▸ RECORDS:
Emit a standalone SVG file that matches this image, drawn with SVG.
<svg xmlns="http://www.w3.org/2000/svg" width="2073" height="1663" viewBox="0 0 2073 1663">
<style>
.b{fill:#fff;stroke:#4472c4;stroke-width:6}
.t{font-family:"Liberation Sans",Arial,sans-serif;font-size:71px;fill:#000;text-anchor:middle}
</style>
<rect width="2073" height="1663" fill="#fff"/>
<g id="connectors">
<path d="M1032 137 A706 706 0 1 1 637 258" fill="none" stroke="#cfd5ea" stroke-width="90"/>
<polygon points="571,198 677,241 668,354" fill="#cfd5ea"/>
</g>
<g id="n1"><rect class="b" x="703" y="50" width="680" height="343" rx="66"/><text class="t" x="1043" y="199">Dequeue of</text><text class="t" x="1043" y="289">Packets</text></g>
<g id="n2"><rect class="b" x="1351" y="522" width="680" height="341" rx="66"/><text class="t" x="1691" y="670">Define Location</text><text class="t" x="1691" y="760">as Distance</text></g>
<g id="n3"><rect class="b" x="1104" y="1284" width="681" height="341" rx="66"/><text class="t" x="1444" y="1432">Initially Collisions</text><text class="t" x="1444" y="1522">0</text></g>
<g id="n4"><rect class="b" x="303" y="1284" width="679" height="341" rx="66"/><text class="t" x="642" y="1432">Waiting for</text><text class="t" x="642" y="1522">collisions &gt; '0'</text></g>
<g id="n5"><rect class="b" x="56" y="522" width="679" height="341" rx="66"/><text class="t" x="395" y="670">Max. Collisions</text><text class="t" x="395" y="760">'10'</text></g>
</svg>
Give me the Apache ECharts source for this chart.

▸ PROBLEM TO WORK ON: Above are some records. Count the lines among them with the word "this", and answer with the number only.

▸ REPLY TO THE TASK: 2